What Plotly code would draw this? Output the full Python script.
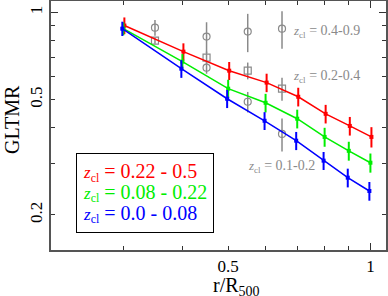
import plotly.graph_objects as go

# ---------------- data ----------------
r = [0.3, 0.4, 0.5, 0.6, 0.7, 0.8, 0.9, 1.0]

red_y = [0.902, 0.733, 0.630, 0.573, 0.512, 0.447, 0.406, 0.372]
red_err = [0.060, 0.050, 0.045, 0.042, 0.038, 0.033, 0.030, 0.030]
green_y = [0.880, 0.677, 0.546, 0.488, 0.430, 0.372, 0.333, 0.303]
green_err = [0.045, 0.042, 0.040, 0.036, 0.032, 0.028, 0.025, 0.023]
blue_y = [0.880, 0.640, 0.504, 0.423, 0.361, 0.308, 0.269, 0.242]
blue_err = [0.050, 0.045, 0.036, 0.030, 0.026, 0.022, 0.020, 0.018]

# comparison samples (grey)
hi_r = [0.35, 0.45, 0.55, 0.65]
hi_y = [0.887, 0.826, 0.860, 0.880]
hi_err = [0.055, 0.100, 0.130, 0.130]
mid_r = [0.35, 0.45, 0.55, 0.65]
mid_y = [0.800, 0.699, 0.630, 0.546]
mid_err = [0.020, 0.034, 0.042, 0.050]
lo_r = [0.45, 0.55, 0.65]
lo_y = [0.645, 0.492, 0.381]
lo_err = [0.030, 0.040, 0.050]

x_ticks = [0.3, 0.4, 0.5, 0.6, 0.7, 0.8, 0.9, 1.0]
x_ticktext = ["", "", "0.5", "", "", "", "", "1"]
y_ticks = [0.2, 0.3, 0.4, 0.5, 0.6, 0.7, 0.8, 0.9, 1.0]
y_ticktext = ["0.2", "", "", "0.5", "", "", "", "", "1"]

series_labels = ["0.22 - 0.5", "0.08 - 0.22", "0.0 - 0.08"]
grey_labels = ["0.4-0.9", "0.2-0.4", "0.1-0.2"]

# ---------------- style ----------------
SERIF = "Liberation Serif"
GREY = "#8a8a8a"
RED, GREEN, BLUE = "#ff0000", "#00ee00", "#0000ff"

fig = go.Figure()

for xs, ys, es, sym in [(hi_r, hi_y, hi_err, "circle-open"),
                        (mid_r, mid_y, mid_err, "square-open"),
                        (lo_r, lo_y, lo_err, "circle-open")]:
    fig.add_trace(go.Scatter(
        x=xs, y=ys, mode="markers",
        marker=dict(symbol=sym, size=7, color=GREY, line=dict(width=1.2, color=GREY)),
        error_y=dict(type="data", array=es, color=GREY, thickness=1.5, width=0),
        showlegend=False, hoverinfo="skip"))

for ys, es, col, f in [(red_y, red_err, RED, 1.005),
                       (green_y, green_err, GREEN, 1.0),
                       (blue_y, blue_err, BLUE, 0.995)]:
    fig.add_trace(go.Scatter(
        x=[v * f for v in r], y=ys, mode="lines+markers",
        line=dict(color=col, width=1.5),
        marker=dict(symbol="square", size=4, color=col),
        error_y=dict(type="data", array=es, color=col, thickness=2, width=0),
        showlegend=False))

# invisible trace to carry the long-tick overlay axes
fig.add_trace(go.Scatter(x=r, y=red_y, xaxis="x2", yaxis="y2", mode="markers",
                         marker=dict(opacity=0), showlegend=False, hoverinfo="skip"))

XR = [-0.676, 0.033]
YR = [-0.82, 0.04]
axis_common = dict(showgrid=False, zeroline=False, ticks="inside",
                   tickcolor="#333", tickwidth=1, automargin=False)

fig.update_layout(
    width=388, height=296,
    margin=dict(l=51, r=2, t=1, b=46),
    paper_bgcolor="white", plot_bgcolor="white",
    font=dict(family=SERIF, color="black"),
    xaxis=dict(type="log", range=XR, tickvals=x_ticks, ticktext=x_ticktext,
               ticklen=4, showline=True, linecolor="#555", linewidth=1.5,
               mirror="allticks", tickfont=dict(size=17, family=SERIF, color="black"),
               **axis_common),
    yaxis=dict(type="log", range=YR, tickvals=y_ticks, ticktext=y_ticktext,
               ticklen=4, showline=True, linecolor="#555", linewidth=1.5,
               mirror="allticks", tickangle=-90,
               tickfont=dict(size=17, family=SERIF, color="black"),
               **axis_common),
    xaxis2=dict(type="log", range=XR, overlaying="x", tickvals=[1.0], ticklen=7,
                showticklabels=False, showline=False, mirror="ticks", side="bottom",
                anchor="y2", **axis_common),
    yaxis2=dict(type="log", range=YR, overlaying="y", tickvals=[1.0], ticklen=7,
                showticklabels=False, showline=False, mirror="ticks", side="left",
                anchor="x2", **axis_common),
)

def zlab(rest, zsize, size):
    return (f"<span style='font-size:{zsize}px'><i>z</i><sub>cl</sub></span>"
            f"<span style='font-size:{size}px'> = {rest}</span>")

legend_text = "<br>".join(
    f"<span style='color:{c}'>{zlab(t, 17, 20)}</span>"
    for c, t in zip([RED, GREEN, BLUE], series_labels))

annotations = [
    dict(text=legend_text, xref="paper", yref="paper", x=0.0746, y=0.39,
         xanchor="left", yanchor="top", align="left", showarrow=False,
         font=dict(size=16, family=SERIF), bgcolor="white",
         bordercolor="black", borderwidth=1, borderpad=6),
    dict(text=zlab(grey_labels[0], 13, 14), xref="paper", yref="paper",
         x=0.928, y=0.877, xanchor="right", yanchor="middle", showarrow=False,
         font=dict(size=14, family=SERIF, color=GREY)),
    dict(text=zlab(grey_labels[1], 13, 14), xref="paper", yref="paper",
         x=0.928, y=0.696, xanchor="right", yanchor="middle", showarrow=False,
         font=dict(size=14, family=SERIF, color=GREY)),
    dict(text=zlab(grey_labels[2], 13, 14), xref="paper", yref="paper",
         x=0.794, y=0.334, xanchor="right", yanchor="middle", showarrow=False,
         font=dict(size=14, family=SERIF, color=GREY)),
    dict(text="r/R<sub>500</sub>", xref="paper", yref="paper", x=0.555, y=-0.145,
         xanchor="center", yanchor="middle", showarrow=False,
         font=dict(size=20, family=SERIF, color="black")),
    dict(text="GLTMR", xref="paper", yref="paper", x=-0.116, y=0.523,
         xanchor="center", yanchor="middle", textangle=-90, showarrow=False,
         font=dict(size=20, family=SERIF, color="black")),
]
fig.update_layout(annotations=annotations)

fig.write_html("out.html", config={"displayModeBar": False},
               post_script="document.body.style.margin='0';document.body.style.padding='0';")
——
Return nothing but the lines running from the start of the data to the line with "0.022, 0.020, 0.018]", please, both ends included and no pictures.

§ **Output for this exercise**
What Plotly code would draw this? Output the full Python script.
import plotly.graph_objects as go

# ---------------- data ----------------
r = [0.3, 0.4, 0.5, 0.6, 0.7, 0.8, 0.9, 1.0]

red_y = [0.902, 0.733, 0.630, 0.573, 0.512, 0.447, 0.406, 0.372]
red_err = [0.060, 0.050, 0.045, 0.042, 0.038, 0.033, 0.030, 0.030]
green_y = [0.880, 0.677, 0.546, 0.488, 0.430, 0.372, 0.333, 0.303]
green_err = [0.045, 0.042, 0.040, 0.036, 0.032, 0.028, 0.025, 0.023]
blue_y = [0.880, 0.640, 0.504, 0.423, 0.361, 0.308, 0.269, 0.242]
blue_err = [0.050, 0.045, 0.036, 0.030, 0.026, 0.022, 0.020, 0.018]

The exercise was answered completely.